• _Exercise description_
Your job is to retype all of the data word for word, leaving every image out.

• _Stored data_

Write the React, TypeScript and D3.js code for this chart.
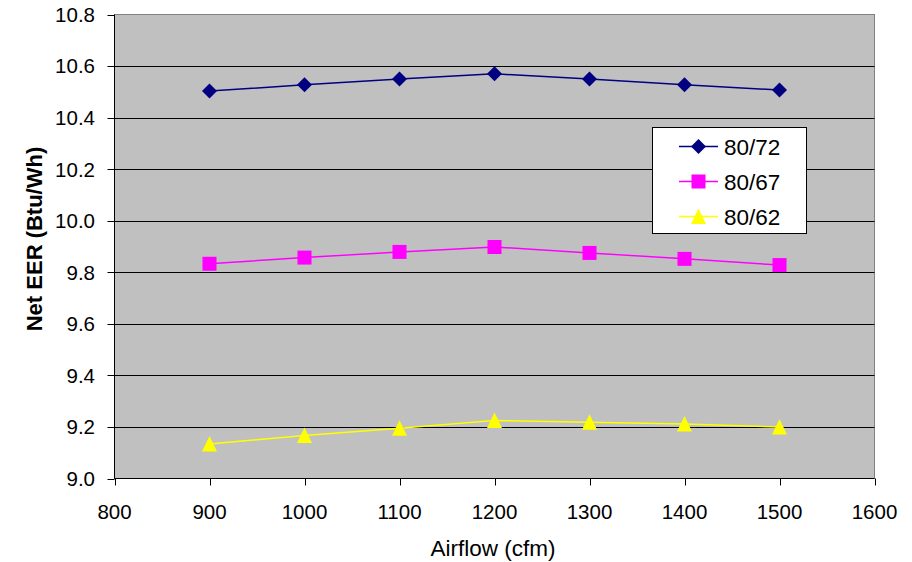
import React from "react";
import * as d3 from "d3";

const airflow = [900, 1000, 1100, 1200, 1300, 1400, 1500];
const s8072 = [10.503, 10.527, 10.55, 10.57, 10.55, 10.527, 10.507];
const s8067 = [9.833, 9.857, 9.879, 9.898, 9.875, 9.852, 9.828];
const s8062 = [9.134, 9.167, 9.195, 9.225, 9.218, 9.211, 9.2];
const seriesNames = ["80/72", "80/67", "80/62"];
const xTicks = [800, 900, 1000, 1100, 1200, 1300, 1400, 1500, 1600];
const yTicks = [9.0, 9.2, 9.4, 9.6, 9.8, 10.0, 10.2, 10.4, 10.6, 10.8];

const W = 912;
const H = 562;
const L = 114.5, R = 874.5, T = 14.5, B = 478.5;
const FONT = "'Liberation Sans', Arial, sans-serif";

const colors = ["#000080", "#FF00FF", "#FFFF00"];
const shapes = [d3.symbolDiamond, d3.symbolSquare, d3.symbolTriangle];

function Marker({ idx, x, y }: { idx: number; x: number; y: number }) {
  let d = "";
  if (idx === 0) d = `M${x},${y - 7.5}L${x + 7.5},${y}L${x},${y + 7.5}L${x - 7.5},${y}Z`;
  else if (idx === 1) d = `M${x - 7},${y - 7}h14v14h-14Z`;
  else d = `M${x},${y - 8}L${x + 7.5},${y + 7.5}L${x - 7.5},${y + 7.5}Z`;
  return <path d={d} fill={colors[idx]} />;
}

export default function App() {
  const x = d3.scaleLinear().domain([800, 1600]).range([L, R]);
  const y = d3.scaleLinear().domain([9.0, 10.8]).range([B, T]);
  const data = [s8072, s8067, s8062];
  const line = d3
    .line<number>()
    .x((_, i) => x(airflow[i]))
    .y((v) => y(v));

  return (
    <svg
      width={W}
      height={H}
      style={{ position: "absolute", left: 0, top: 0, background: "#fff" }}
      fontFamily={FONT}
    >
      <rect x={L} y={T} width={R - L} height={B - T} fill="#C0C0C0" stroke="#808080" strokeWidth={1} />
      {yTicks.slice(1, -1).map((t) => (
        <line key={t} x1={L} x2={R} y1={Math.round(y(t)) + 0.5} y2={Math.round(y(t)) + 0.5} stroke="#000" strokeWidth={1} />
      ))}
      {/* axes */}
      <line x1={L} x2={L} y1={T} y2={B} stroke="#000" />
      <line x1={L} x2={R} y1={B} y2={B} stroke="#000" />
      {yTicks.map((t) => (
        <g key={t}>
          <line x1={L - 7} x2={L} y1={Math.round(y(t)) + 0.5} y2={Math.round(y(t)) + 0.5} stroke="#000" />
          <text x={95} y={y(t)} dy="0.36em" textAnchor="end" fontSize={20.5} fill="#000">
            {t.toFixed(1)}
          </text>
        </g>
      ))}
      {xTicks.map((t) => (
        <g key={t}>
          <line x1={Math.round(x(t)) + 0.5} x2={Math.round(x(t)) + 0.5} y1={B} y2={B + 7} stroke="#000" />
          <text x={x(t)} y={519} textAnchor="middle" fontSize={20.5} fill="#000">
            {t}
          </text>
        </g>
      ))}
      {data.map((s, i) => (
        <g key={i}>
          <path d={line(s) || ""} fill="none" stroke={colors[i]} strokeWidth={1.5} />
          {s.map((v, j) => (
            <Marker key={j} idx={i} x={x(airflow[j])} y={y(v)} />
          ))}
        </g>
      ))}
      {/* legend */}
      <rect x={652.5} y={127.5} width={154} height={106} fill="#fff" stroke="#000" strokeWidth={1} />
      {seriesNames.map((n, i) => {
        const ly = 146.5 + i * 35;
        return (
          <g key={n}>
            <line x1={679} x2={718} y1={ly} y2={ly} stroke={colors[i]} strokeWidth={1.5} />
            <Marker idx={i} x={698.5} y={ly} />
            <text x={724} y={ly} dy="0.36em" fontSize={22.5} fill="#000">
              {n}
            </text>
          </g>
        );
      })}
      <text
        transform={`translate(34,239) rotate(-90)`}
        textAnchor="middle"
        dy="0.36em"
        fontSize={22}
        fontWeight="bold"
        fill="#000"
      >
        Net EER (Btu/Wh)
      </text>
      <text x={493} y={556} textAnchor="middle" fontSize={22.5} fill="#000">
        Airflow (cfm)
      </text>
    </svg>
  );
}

• _Response_
Write the React, TypeScript and D3.js code for this chart.
import React from "react";
import * as d3 from "d3";

const airflow = [900, 1000, 1100, 1200, 1300, 1400, 1500];
const s8072 = [10.503, 10.527, 10.55, 10.57, 10.55, 10.527, 10.507];
const s8067 = [9.833, 9.857, 9.879, 9.898, 9.875, 9.852, 9.828];
const s8062 = [9.134, 9.167, 9.195, 9.225, 9.218, 9.211, 9.2];
const seriesNames = ["80/72", "80/67", "80/62"];
const xTicks = [800, 900, 1000, 1100, 1200, 1300, 1400, 1500, 1600];
const yTicks = [9.0, 9.2, 9.4, 9.6, 9.8, 10.0, 10.2, 10.4, 10.6, 10.8];

const W = 912;
const H = 562;
const L = 114.5, R = 874.5, T = 14.5, B = 478.5;
const FONT = "'Liberation Sans', Arial, sans-serif";

const colors = ["#000080", "#FF00FF", "#FFFF00"];
const shapes = [d3.symbolDiamond, d3.symbolSquare, d3.symbolTriangle];

function Marker({ idx, x, y }: { idx: number; x: number; y: number }) {
  let d = "";
  if (idx === 0) d = `M${x},${y - 7.5}L${x + 7.5},${y}L${x},${y + 7.5}L${x - 7.5},${y}Z`;
  else if (idx === 1) d = `M${x - 7},${y - 7}h14v14h-14Z`;
  else d = `M${x},${y - 8}L${x + 7.5},${y + 7.5}L${x - 7.5},${y + 7.5}Z`;
  return <path d={d} fill={colors[idx]} />;
}

export default function App() {
  const x = d3.scaleLinear().domain([800, 1600]).range([L, R]);
  const y = d3.scaleLinear().domain([9.0, 10.8]).range([B, T]);
  const data = [s8072, s8067, s8062];
  const line = d3
    .line<number>()
    .x((_, i) => x(airflow[i]))
    .y((v) => y(v));

  return (
    <svg
      width={W}
      height={H}
      style={{ position: "absolute", left: 0, top: 0, background: "#fff" }}
      fontFamily={FONT}
    >
      <rect x={L} y={T} width={R - L} height={B - T} fill="#C0C0C0" stroke="#808080" strokeWidth={1} />
      {yTicks.slice(1, -1).map((t) => (
        <line key={t} x1={L} x2={R} y1={Math.round(y(t)) + 0.5} y2={Math.round(y(t)) + 0.5} stroke="#000" strokeWidth={1} />
      ))}
      {/* axes */}
      <line x1={L} x2={L} y1={T} y2={B} stroke="#000" />
      <line x1={L} x2={R} y1={B} y2={B} stroke="#000" />
      {yTicks.map((t) => (
        <g key={t}>
          <line x1={L - 7} x2={L} y1={Math.round(y(t)) + 0.5} y2={Math.round(y(t)) + 0.5} stroke="#000" />
          <text x={95} y={y(t)} dy="0.36em" textAnchor="end" fontSize={20.5} fill="#000">
            {t.toFixed(1)}
          </text>
        </g>
      ))}
      {xTicks.map((t) => (
        <g key={t}>
          <line x1={Math.round(x(t)) + 0.5} x2={Math.round(x(t)) + 0.5} y1={B} y2={B + 7} stroke="#000" />
          <text x={x(t)} y={519} textAnchor="middle" fontSize={20.5} fill="#000">
            {t}
          </text>
        </g>
      ))}
      {data.map((s, i) => (
        <g key={i}>
          <path d={line(s) || ""} fill="none" stroke={colors[i]} strokeWidth={1.5} />
          {s.map((v, j) => (
            <Marker key={j} idx={i} x={x(airflow[j])} y={y(v)} />
          ))}
        </g>
      ))}
      {/* legend */}
      <rect x={652.5} y={127.5} width={154} height={106} fill="#fff" stroke="#000" strokeWidth={1} />
      {seriesNames.map((n, i) => {
        const ly = 146.5 + i * 35;
        return (
          <g key={n}>
            <line x1={679} x2={718} y1={ly} y2={ly} stroke={colors[i]} strokeWidth={1.5} />
            <Marker idx={i} x={698.5} y={ly} />
            <text x={724} y={ly} dy="0.36em" fontSize={22.5} fill="#000">
              {n}
            </text>
          </g>
        );
      })}
      <text
        transform={`translate(34,239) rotate(-90)`}
        textAnchor="middle"
        dy="0.36em"
        fontSize={22}
        fontWeight="bold"
        fill="#000"
      >
        Net EER (Btu/Wh)
      </text>
      <text x={493} y={556} textAnchor="middle" fontSize={22.5} fill="#000">
        Airflow (cfm)
      </text>
    </svg>
  );
}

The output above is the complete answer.